The man known as the father of the world wide web, Sir Tim Berners-Lee, has spoken on the 25th anniversary of the day the idea of his era-defining technology was first mooted, to call for a global constitution for the web.
On 12 March 1989, Berners-Lee, then a computer scientist at CERN in Switzerland, submitted his paper called 'Information Management: A Proposal' to his boss, which would lead two years later to the launch of the world wide web.
25 years on and that technology has radically changed the way the world communicates, but now it is time for governments around the world to protect their citizens by drawing up a charter for the internet, according to Berners-Lee.
"We need a global constitution – a bill of rights" Berners-Lee told the Guardian.
Free and open
The plan is to include the so-called "Magna Carta" of the internet in the "The web we want" initiative, which seeks a free and open internet that protects personal user information.
"Unless we have an open, neutral internet we can rely on without worrying about what's happening at the back door, we can't have open government, good democracy, good healthcare, connected communities and diversity of culture. It's not naive to think we can have that, but it is naive to think we can just sit back and get it," Berners-Lee told the Guardian.
The call for a formalised bill of rights for the internet comes at a time when the way in which the technology works and who is monitoring what we do online has never been in greater focus.

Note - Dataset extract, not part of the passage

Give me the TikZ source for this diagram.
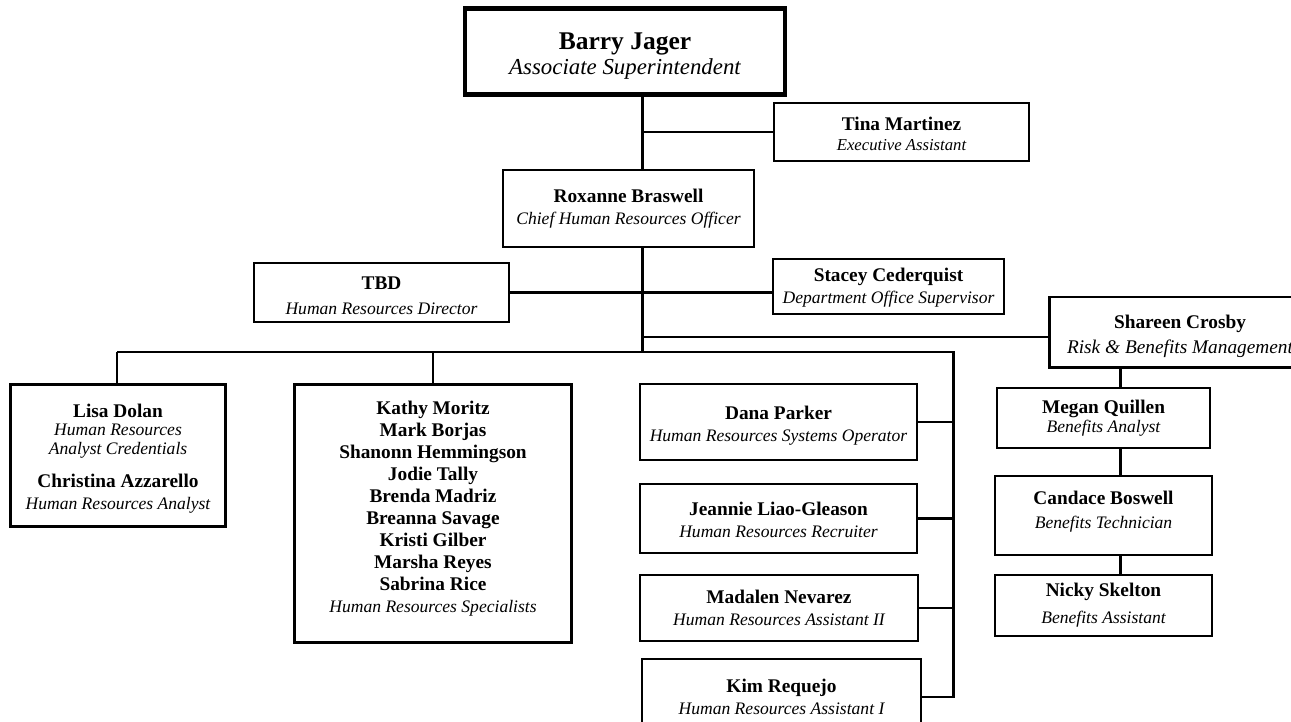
\documentclass[tikz,border=0pt]{standalone}
\usepackage{fontspec}
\setmainfont{Liberation Serif}
\tikzset{
    box/.style={draw, line width=0.8pt, align=center, inner sep=2pt,
            font=\fontsize{10}{12.5}\selectfont},
    heavybox/.style={box, line width=1.7pt},
    link/.style={line width=1.7pt},
}
\newcommand{\pname}[1]{{\fontsize{11}{13}\selectfont\bfseries #1}}
\newcommand{\ptitle}[1]{{\itshape #1}}
\newcommand{\topgap}[1]{\rule{0pt}{#1}}

\begin{document}
\begin{tikzpicture}[x=0.02cm, y=-0.02cm]
        \clip (0, 0) rectangle (1291, 722);
        %top of the chart
        \node[box, line width=2.4pt, minimum width=6.4cm, minimum height=1.72cm,
            font=\fontsize{13}{14.5}\selectfont] (barry) at (625, 51.5)
            {\topgap{15pt}{\fontsize{14.5}{17}\selectfont\bfseries Barry Jager}\\\ptitle{Associate Superintendent}};
        \node[box, minimum width=5.1cm, minimum height=1.16cm, font=\fontsize{9.5}{11.3}\selectfont] (tina) at (901.5, 132)
            {\topgap{10pt}\pname{Tina Martinez}\\\ptitle{Executive Assistant}};
        \node[box, minimum width=5.02cm, minimum height=1.54cm] (rox) at (628.5, 208.5)
            {\pname{Roxanne Braswell}\\\ptitle{Chief Human Resources Officer}};
        \node[box, minimum width=5.1cm, minimum height=1.18cm] (tbd) at (381.5, 292.5)
            {\topgap{10.7pt}\pname{TBD}\\[1.5pt]\ptitle{Human Resources Director}};
        \node[heavybox, line width=1.5pt, minimum width=4.62cm, minimum height=1.1cm] (stacey) at (888.5, 286.5)
            {\topgap{9.5pt}\pname{Stacey Cederquist}\\\ptitle{Department Office Supervisor}};
        \node[heavybox, minimum width=5.24cm, minimum height=1.42cm, font=\fontsize{11}{14}\selectfont] (shareen) at (1180, 332.5)
            {\topgap{12pt}\pname{Shareen Crosby}\\\ptitle{Risk \& Benefits Management}};
        %left groups
        \node[heavybox, minimum width=4.32cm, minimum height=2.86cm] (lisa) at (118, 455.5)
            {\topgap{11pt}\pname{Lisa Dolan}\\[-2pt]\ptitle{Human Resources}\\[-2pt]\ptitle{Analyst Credentials}\\[6.5pt]
            \pname{Christina Azzarello}\\\ptitle{Human Resources Analyst}};
        \node[heavybox, minimum width=5.56cm, minimum height=5.18cm] (kathy) at (433, 513.5)
            {\pname{Kathy Moritz}\\\pname{Mark Borjas}\\\pname{Shanonn Hemmingson}\\\pname{Jodie Tally}\\
            \pname{Brenda Madriz}\\\pname{Breanna Savage}\\\pname{Kristi Gilber}\\\pname{Marsha Reyes}\\
            \pname{Sabrina Rice}\\\ptitle{Human Resources Specialists}\\[-5pt]\mbox{}};
        %systems and assistants
        \node[heavybox, line width=1.5pt, minimum width=5.54cm, minimum height=1.52cm] (dana) at (778.5, 422)
            {\topgap{11.5pt}\pname{Dana Parker}\\\ptitle{Human Resources Systems Operator}};
        \node[box, minimum width=5.54cm, minimum height=1.38cm] (jeannie) at (778.5, 518.5)
            {\topgap{9.5pt}\pname{Jeannie Liao-Gleason}\\\ptitle{Human Resources Recruiter}};
        \node[box, minimum width=5.56cm, minimum height=1.32cm] (madalen) at (779, 608)
            {\pname{Madalen Nevarez}\\\ptitle{Human Resources Assistant II}};
        \node[box, minimum width=5.58cm, minimum height=1.52cm] (kim) at (781.5, 697)
            {\pname{Kim Requejo}\\\ptitle{Human Resources Assistant I}};
        %benefits
        \node[box, minimum width=4.26cm, minimum height=1.2cm] (megan) at (1103.5, 418)
            {\pname{Megan Quillen}\\[-1.5pt]\ptitle{Benefits Analyst}};
        \node[box, minimum width=4.34cm, minimum height=1.58cm] (candace) at (1103.5, 515.5)
            {\pname{Candace Boswell}\\[1.5pt]\ptitle{Benefits Technician}\\[-6pt]\mbox{}};
        \node[box, minimum width=4.34cm, minimum height=1.22cm] (nicky) at (1103.5, 605.5)
            {\pname{Nicky Skelton}\\[3pt]\ptitle{Benefits Assistant}};
        %lines
        \coordinate (spine) at (642, 352);
        \coordinate (barL) at (117, 352);
        \coordinate (barR) at (953, 352);
        \coordinate (railend) at (953, 698);
        \coordinate (shline) at (642, 337);
        \coordinate (chain) at (1120, 0);
        \draw[link] (barry.south -| spine) -- (rox.north -| spine);
        \draw[link] (tina.west -| spine) -- (tina.west);
        \draw[link] (rox.south -| spine) -- (spine);
        \draw[link] (tbd.east) -- (tbd.east -| stacey.west);
        \draw[link] (shline) -- (shline -| shareen.west);
        \draw[link] (barL) -- (barR) -- (railend);
        \draw[link] (barL) -- (barL |- lisa.north);
        \draw[link] (kathy.north |- barL) -- (kathy.north);
        \draw[link] (dana.east) -- (dana.east -| barR);
        \draw[link] (jeannie.east) -- (jeannie.east -| barR);
        \draw[link] (madalen.east) -- (madalen.east -| barR);
        \draw[link] (kim.east) -- (kim.east -| barR);
        \draw[link] (shareen.south -| chain) -- (megan.north -| chain);
        \draw[link] (megan.south -| chain) -- (candace.north -| chain);
        \draw[link] (candace.south -| chain) -- (nicky.north -| chain);
\end{tikzpicture}
\end{document}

Since Edward Snowden began leaking top-secret documents about how the US and UK government agencies monitor and collect personal data from people all over the world, internet users have been reassessing how they use the web.
Insidious, chilling, oppressive
Berners-Lee has been an outspoken critic of the actions of the NSA and GCHQ. While he remains of the belief that the internet is a "tremendously positive force" he openly admits to the "seriousness" of the situation relating to the revelations made by Snowden.
Calling the government monitoring of citizens "insidious" and "chilling", Berners-Lee said last November at the launch of the annual Web Index report:
"When you are being spied on by an oppressive government where they don't believe that you have the right to be able to go [online] and discuss with impunity [sensitive topics]; when you are being spied on; when maybe you have known people who have been taken off to jail in the middle of the night; that is pretty chilling.
"People don't use facilities they could have otherwise used, just because of a nameless fear of something happening to them."
"Vague, but exciting"
25 years ago, Berners-Lee's boss Mike Sendall wrote "vague, but exciting" on the cover of his initial report, a positive enough response to convince Berners-Lee to continue developing what would eventually become the world wide web.
A quarter-of-a-century later, Berners-Lee is calling on all users to reclaim that technology as their own:
"I want to use the 25th anniversary for us all to do that, to take the web back into our own hands and define the web we want for the next 25 years."
In the fallout from the Snowden leaks, several countries, including heavyweights like Brazil and Germany, have spoken about their desire to create their own internet, where all data is stored on servers within the national borders.
This is something which concerns Berners-Lee:
"The key thing is getting people to fight for the web and to see the harm that a fractured web would bring. Like any human system, the web needs policing and of course we need national laws, but we must not turn the network into a series of national silos."
The Magna Carta of the internet is just the latest initiative Berners-Lee has called for in order to keep the technology he created free and open, a struggle which is becoming more and more difficult.